→ Provided material
________________
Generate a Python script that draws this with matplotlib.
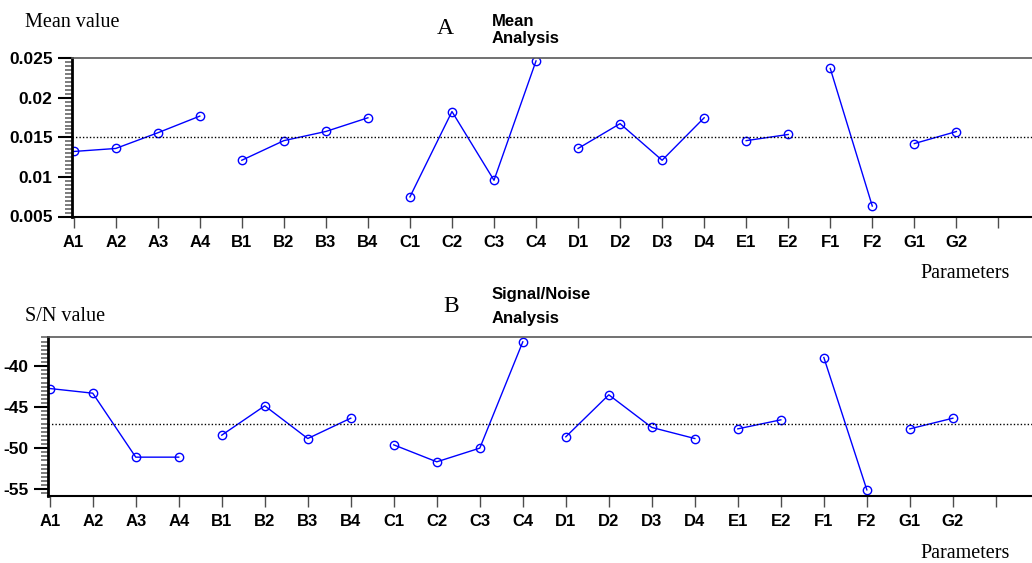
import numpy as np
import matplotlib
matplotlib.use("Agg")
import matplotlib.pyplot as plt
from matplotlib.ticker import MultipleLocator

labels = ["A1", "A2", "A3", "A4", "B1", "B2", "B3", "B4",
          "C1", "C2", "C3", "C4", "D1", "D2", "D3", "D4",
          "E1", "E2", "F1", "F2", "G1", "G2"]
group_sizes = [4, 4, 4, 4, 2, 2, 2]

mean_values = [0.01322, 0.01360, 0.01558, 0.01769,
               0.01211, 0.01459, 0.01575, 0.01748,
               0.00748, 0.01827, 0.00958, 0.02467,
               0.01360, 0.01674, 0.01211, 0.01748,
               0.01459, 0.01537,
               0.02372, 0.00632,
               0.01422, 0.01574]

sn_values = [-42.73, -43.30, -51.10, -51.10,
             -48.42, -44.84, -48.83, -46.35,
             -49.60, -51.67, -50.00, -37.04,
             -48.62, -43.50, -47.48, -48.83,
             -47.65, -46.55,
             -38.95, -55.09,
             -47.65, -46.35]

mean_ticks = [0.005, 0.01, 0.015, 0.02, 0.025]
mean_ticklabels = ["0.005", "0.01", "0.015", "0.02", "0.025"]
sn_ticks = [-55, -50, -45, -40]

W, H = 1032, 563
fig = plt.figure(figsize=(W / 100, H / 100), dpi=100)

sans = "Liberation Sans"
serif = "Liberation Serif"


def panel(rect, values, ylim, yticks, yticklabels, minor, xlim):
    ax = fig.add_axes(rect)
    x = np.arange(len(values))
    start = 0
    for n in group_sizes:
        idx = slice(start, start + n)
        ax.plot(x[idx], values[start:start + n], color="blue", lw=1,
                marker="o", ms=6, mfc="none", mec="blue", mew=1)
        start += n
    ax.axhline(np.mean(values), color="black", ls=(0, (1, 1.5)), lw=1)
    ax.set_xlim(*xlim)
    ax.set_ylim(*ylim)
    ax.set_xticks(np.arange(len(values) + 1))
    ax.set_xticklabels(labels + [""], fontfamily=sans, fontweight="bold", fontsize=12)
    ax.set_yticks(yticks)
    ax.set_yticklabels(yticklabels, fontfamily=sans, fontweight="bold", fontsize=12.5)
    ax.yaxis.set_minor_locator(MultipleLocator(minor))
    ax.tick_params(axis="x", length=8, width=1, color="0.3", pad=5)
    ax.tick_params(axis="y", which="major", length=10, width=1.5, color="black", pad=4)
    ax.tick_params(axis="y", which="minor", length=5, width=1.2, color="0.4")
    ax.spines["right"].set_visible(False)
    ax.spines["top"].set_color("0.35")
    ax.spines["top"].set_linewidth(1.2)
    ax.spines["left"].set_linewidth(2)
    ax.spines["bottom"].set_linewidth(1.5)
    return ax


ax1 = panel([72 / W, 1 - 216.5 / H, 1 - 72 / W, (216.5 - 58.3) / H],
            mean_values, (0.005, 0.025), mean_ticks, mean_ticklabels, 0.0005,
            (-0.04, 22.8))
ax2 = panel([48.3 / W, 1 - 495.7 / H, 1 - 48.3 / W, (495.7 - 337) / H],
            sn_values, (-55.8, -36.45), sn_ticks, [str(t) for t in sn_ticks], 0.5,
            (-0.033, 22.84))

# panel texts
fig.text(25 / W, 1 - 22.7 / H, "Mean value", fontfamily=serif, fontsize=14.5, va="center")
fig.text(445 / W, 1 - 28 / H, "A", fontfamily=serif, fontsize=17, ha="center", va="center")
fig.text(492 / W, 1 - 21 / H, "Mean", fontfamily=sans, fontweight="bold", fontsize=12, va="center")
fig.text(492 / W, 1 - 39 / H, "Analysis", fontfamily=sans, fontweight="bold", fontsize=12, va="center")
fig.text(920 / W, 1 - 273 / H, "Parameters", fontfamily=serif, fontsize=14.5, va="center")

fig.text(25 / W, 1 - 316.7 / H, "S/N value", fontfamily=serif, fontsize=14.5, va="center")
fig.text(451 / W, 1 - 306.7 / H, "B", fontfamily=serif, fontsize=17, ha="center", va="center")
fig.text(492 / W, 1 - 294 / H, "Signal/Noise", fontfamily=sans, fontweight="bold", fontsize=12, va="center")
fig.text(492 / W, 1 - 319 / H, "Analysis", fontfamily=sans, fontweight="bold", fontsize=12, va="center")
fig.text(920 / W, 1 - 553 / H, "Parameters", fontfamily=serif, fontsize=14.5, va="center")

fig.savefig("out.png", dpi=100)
________________
→ Direction
Copy exactly the lines running from the beginning of the listing through the line that has "group_sizes = [4, 4, 4, 4, 2, 2, 2]". Drop the pictures.

→ Result of this exercise
Generate a Python script that draws this with matplotlib.
import numpy as np
import matplotlib
matplotlib.use("Agg")
import matplotlib.pyplot as plt
from matplotlib.ticker import MultipleLocator

labels = ["A1", "A2", "A3", "A4", "B1", "B2", "B3", "B4",
          "C1", "C2", "C3", "C4", "D1", "D2", "D3", "D4",
          "E1", "E2", "F1", "F2", "G1", "G2"]
group_sizes = [4, 4, 4, 4, 2, 2, 2]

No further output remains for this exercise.